Task goal:
Return the data exactly, with all pictures removed.

Supplied data:
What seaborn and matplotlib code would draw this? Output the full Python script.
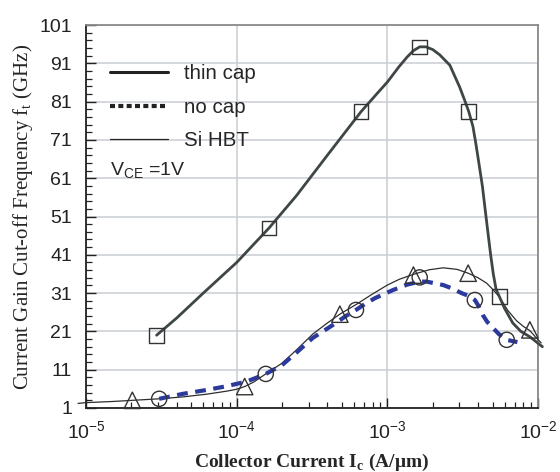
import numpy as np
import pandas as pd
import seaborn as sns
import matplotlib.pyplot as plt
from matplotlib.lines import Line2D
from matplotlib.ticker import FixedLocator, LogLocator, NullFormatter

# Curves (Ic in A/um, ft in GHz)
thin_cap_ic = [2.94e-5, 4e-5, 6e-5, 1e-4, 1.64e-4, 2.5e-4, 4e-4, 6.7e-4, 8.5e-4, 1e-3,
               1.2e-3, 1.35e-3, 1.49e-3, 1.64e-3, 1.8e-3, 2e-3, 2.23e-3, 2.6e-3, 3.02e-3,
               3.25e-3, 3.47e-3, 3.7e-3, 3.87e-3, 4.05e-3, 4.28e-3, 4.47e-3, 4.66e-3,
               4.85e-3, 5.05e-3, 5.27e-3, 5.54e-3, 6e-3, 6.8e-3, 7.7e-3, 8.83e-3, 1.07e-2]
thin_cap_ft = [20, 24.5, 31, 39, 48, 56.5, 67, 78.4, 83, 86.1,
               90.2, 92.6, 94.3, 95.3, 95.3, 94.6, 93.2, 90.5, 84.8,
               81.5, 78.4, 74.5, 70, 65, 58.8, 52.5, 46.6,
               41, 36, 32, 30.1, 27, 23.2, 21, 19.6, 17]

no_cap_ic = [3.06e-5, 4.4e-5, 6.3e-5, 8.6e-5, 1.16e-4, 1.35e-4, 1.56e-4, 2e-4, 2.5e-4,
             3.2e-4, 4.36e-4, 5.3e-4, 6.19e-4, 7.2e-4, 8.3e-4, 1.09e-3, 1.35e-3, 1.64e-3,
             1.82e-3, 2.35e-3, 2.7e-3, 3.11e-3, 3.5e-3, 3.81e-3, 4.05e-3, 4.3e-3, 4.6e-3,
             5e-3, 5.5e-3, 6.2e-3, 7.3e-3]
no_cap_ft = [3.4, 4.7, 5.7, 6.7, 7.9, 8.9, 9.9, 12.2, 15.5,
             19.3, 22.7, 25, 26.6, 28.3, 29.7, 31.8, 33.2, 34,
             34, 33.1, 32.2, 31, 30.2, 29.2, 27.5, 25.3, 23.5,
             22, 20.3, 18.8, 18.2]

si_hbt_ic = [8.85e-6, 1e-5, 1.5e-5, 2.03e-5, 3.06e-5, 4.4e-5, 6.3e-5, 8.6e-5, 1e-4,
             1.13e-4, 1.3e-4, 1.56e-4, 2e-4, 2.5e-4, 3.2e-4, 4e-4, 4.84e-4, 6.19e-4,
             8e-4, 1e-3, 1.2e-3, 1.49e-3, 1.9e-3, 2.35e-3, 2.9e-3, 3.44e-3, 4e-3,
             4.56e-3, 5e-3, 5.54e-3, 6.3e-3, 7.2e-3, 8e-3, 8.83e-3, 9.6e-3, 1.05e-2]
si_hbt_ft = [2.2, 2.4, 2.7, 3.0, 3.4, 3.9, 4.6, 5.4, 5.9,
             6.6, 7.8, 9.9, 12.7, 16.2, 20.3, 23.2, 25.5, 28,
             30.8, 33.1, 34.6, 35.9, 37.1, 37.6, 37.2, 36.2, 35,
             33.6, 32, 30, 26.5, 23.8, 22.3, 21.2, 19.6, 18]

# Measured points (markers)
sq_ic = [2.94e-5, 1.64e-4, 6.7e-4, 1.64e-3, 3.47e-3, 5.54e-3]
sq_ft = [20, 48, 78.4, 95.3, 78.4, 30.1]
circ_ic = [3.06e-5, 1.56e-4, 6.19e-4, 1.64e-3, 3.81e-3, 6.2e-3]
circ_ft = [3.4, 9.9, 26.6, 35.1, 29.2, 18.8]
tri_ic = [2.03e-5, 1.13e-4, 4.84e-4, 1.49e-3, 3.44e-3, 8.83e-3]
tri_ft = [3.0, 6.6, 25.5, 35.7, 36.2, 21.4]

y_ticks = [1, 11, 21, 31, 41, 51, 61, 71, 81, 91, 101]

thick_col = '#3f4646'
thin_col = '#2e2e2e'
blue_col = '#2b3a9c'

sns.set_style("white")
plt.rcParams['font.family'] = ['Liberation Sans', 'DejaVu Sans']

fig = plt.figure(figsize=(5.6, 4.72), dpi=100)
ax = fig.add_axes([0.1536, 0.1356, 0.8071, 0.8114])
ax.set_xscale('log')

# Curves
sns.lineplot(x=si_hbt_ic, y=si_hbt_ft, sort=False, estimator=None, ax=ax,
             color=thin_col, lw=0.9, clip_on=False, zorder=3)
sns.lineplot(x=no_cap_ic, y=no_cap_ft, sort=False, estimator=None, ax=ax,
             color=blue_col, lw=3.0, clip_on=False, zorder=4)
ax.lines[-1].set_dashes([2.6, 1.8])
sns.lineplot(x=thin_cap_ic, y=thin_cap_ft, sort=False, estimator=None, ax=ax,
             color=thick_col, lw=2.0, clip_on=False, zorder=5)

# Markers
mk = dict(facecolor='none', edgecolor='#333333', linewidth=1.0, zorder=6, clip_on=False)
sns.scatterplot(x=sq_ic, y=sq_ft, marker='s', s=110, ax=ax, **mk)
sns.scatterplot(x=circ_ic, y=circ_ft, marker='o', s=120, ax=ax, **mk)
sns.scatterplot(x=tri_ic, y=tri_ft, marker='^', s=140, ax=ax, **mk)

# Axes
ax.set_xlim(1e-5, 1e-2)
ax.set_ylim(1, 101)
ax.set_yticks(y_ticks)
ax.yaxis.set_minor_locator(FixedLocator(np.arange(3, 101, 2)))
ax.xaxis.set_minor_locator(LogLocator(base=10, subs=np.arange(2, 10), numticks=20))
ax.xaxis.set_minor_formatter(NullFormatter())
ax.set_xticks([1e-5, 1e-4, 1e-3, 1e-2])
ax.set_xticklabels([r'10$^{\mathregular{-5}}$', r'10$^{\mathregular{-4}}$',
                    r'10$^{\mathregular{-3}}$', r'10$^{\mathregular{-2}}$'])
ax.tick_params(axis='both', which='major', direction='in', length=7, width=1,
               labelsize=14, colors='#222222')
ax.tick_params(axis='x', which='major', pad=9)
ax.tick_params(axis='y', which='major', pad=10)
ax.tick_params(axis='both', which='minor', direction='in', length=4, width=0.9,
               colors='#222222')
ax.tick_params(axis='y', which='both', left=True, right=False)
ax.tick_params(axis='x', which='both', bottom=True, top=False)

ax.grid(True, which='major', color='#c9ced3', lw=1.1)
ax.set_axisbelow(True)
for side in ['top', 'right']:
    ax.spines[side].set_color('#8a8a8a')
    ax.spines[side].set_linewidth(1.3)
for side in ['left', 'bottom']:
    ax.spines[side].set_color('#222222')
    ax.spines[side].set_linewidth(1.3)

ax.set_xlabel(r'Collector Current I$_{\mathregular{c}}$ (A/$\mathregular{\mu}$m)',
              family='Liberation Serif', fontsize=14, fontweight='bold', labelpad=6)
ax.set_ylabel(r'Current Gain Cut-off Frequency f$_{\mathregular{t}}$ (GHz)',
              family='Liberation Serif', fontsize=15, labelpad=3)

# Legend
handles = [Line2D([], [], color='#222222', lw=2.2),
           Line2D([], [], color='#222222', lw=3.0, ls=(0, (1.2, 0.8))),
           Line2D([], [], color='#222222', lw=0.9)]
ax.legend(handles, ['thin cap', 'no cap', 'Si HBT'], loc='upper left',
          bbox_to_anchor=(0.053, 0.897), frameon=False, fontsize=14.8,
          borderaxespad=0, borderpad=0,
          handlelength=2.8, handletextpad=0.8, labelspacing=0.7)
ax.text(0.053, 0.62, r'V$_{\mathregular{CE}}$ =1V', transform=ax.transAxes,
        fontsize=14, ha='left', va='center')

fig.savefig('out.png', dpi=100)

Full answer:
What seaborn and matplotlib code would draw this? Output the full Python script.
import numpy as np
import pandas as pd
import seaborn as sns
import matplotlib.pyplot as plt
from matplotlib.lines import Line2D
from matplotlib.ticker import FixedLocator, LogLocator, NullFormatter

# Curves (Ic in A/um, ft in GHz)
thin_cap_ic = [2.94e-5, 4e-5, 6e-5, 1e-4, 1.64e-4, 2.5e-4, 4e-4, 6.7e-4, 8.5e-4, 1e-3,
               1.2e-3, 1.35e-3, 1.49e-3, 1.64e-3, 1.8e-3, 2e-3, 2.23e-3, 2.6e-3, 3.02e-3,
               3.25e-3, 3.47e-3, 3.7e-3, 3.87e-3, 4.05e-3, 4.28e-3, 4.47e-3, 4.66e-3,
               4.85e-3, 5.05e-3, 5.27e-3, 5.54e-3, 6e-3, 6.8e-3, 7.7e-3, 8.83e-3, 1.07e-2]
thin_cap_ft = [20, 24.5, 31, 39, 48, 56.5, 67, 78.4, 83, 86.1,
               90.2, 92.6, 94.3, 95.3, 95.3, 94.6, 93.2, 90.5, 84.8,
               81.5, 78.4, 74.5, 70, 65, 58.8, 52.5, 46.6,
               41, 36, 32, 30.1, 27, 23.2, 21, 19.6, 17]

no_cap_ic = [3.06e-5, 4.4e-5, 6.3e-5, 8.6e-5, 1.16e-4, 1.35e-4, 1.56e-4, 2e-4, 2.5e-4,
             3.2e-4, 4.36e-4, 5.3e-4, 6.19e-4, 7.2e-4, 8.3e-4, 1.09e-3, 1.35e-3, 1.64e-3,
             1.82e-3, 2.35e-3, 2.7e-3, 3.11e-3, 3.5e-3, 3.81e-3, 4.05e-3, 4.3e-3, 4.6e-3,
             5e-3, 5.5e-3, 6.2e-3, 7.3e-3]
no_cap_ft = [3.4, 4.7, 5.7, 6.7, 7.9, 8.9, 9.9, 12.2, 15.5,
             19.3, 22.7, 25, 26.6, 28.3, 29.7, 31.8, 33.2, 34,
             34, 33.1, 32.2, 31, 30.2, 29.2, 27.5, 25.3, 23.5,
             22, 20.3, 18.8, 18.2]

si_hbt_ic = [8.85e-6, 1e-5, 1.5e-5, 2.03e-5, 3.06e-5, 4.4e-5, 6.3e-5, 8.6e-5, 1e-4,
             1.13e-4, 1.3e-4, 1.56e-4, 2e-4, 2.5e-4, 3.2e-4, 4e-4, 4.84e-4, 6.19e-4,
             8e-4, 1e-3, 1.2e-3, 1.49e-3, 1.9e-3, 2.35e-3, 2.9e-3, 3.44e-3, 4e-3,
             4.56e-3, 5e-3, 5.54e-3, 6.3e-3, 7.2e-3, 8e-3, 8.83e-3, 9.6e-3, 1.05e-2]
si_hbt_ft = [2.2, 2.4, 2.7, 3.0, 3.4, 3.9, 4.6, 5.4, 5.9,
             6.6, 7.8, 9.9, 12.7, 16.2, 20.3, 23.2, 25.5, 28,
             30.8, 33.1, 34.6, 35.9, 37.1, 37.6, 37.2, 36.2, 35,
             33.6, 32, 30, 26.5, 23.8, 22.3, 21.2, 19.6, 18]

# Measured points (markers)
sq_ic = [2.94e-5, 1.64e-4, 6.7e-4, 1.64e-3, 3.47e-3, 5.54e-3]
sq_ft = [20, 48, 78.4, 95.3, 78.4, 30.1]
circ_ic = [3.06e-5, 1.56e-4, 6.19e-4, 1.64e-3, 3.81e-3, 6.2e-3]
circ_ft = [3.4, 9.9, 26.6, 35.1, 29.2, 18.8]
tri_ic = [2.03e-5, 1.13e-4, 4.84e-4, 1.49e-3, 3.44e-3, 8.83e-3]
tri_ft = [3.0, 6.6, 25.5, 35.7, 36.2, 21.4]

y_ticks = [1, 11, 21, 31, 41, 51, 61, 71, 81, 91, 101]

thick_col = '#3f4646'
thin_col = '#2e2e2e'
blue_col = '#2b3a9c'

sns.set_style("white")
plt.rcParams['font.family'] = ['Liberation Sans', 'DejaVu Sans']

fig = plt.figure(figsize=(5.6, 4.72), dpi=100)
ax = fig.add_axes([0.1536, 0.1356, 0.8071, 0.8114])
ax.set_xscale('log')

# Curves
sns.lineplot(x=si_hbt_ic, y=si_hbt_ft, sort=False, estimator=None, ax=ax,
             color=thin_col, lw=0.9, clip_on=False, zorder=3)
sns.lineplot(x=no_cap_ic, y=no_cap_ft, sort=False, estimator=None, ax=ax,
             color=blue_col, lw=3.0, clip_on=False, zorder=4)
ax.lines[-1].set_dashes([2.6, 1.8])
sns.lineplot(x=thin_cap_ic, y=thin_cap_ft, sort=False, estimator=None, ax=ax,
             color=thick_col, lw=2.0, clip_on=False, zorder=5)

# Markers
mk = dict(facecolor='none', edgecolor='#333333', linewidth=1.0, zorder=6, clip_on=False)
sns.scatterplot(x=sq_ic, y=sq_ft, marker='s', s=110, ax=ax, **mk)
sns.scatterplot(x=circ_ic, y=circ_ft, marker='o', s=120, ax=ax, **mk)
sns.scatterplot(x=tri_ic, y=tri_ft, marker='^', s=140, ax=ax, **mk)

# Axes
ax.set_xlim(1e-5, 1e-2)
ax.set_ylim(1, 101)
ax.set_yticks(y_ticks)
ax.yaxis.set_minor_locator(FixedLocator(np.arange(3, 101, 2)))
ax.xaxis.set_minor_locator(LogLocator(base=10, subs=np.arange(2, 10), numticks=20))
ax.xaxis.set_minor_formatter(NullFormatter())
ax.set_xticks([1e-5, 1e-4, 1e-3, 1e-2])
ax.set_xticklabels([r'10$^{\mathregular{-5}}$', r'10$^{\mathregular{-4}}$',
                    r'10$^{\mathregular{-3}}$', r'10$^{\mathregular{-2}}$'])
ax.tick_params(axis='both', which='major', direction='in', length=7, width=1,
               labelsize=14, colors='#222222')
ax.tick_params(axis='x', which='major', pad=9)
ax.tick_params(axis='y', which='major', pad=10)
ax.tick_params(axis='both', which='minor', direction='in', length=4, width=0.9,
               colors='#222222')
ax.tick_params(axis='y', which='both', left=True, right=False)
ax.tick_params(axis='x', which='both', bottom=True, top=False)

ax.grid(True, which='major', color='#c9ced3', lw=1.1)
ax.set_axisbelow(True)
for side in ['top', 'right']:
    ax.spines[side].set_color('#8a8a8a')
    ax.spines[side].set_linewidth(1.3)
for side in ['left', 'bottom']:
    ax.spines[side].set_color('#222222')
    ax.spines[side].set_linewidth(1.3)

ax.set_xlabel(r'Collector Current I$_{\mathregular{c}}$ (A/$\mathregular{\mu}$m)',
              family='Liberation Serif', fontsize=14, fontweight='bold', labelpad=6)
ax.set_ylabel(r'Current Gain Cut-off Frequency f$_{\mathregular{t}}$ (GHz)',
              family='Liberation Serif', fontsize=15, labelpad=3)

# Legend
handles = [Line2D([], [], color='#222222', lw=2.2),
           Line2D([], [], color='#222222', lw=3.0, ls=(0, (1.2, 0.8))),
           Line2D([], [], color='#222222', lw=0.9)]
ax.legend(handles, ['thin cap', 'no cap', 'Si HBT'], loc='upper left',
          bbox_to_anchor=(0.053, 0.897), frameon=False, fontsize=14.8,
          borderaxespad=0, borderpad=0,
          handlelength=2.8, handletextpad=0.8, labelspacing=0.7)
ax.text(0.053, 0.62, r'V$_{\mathregular{CE}}$ =1V', transform=ax.transAxes,
        fontsize=14, ha='left', va='center')

fig.savefig('out.png', dpi=100)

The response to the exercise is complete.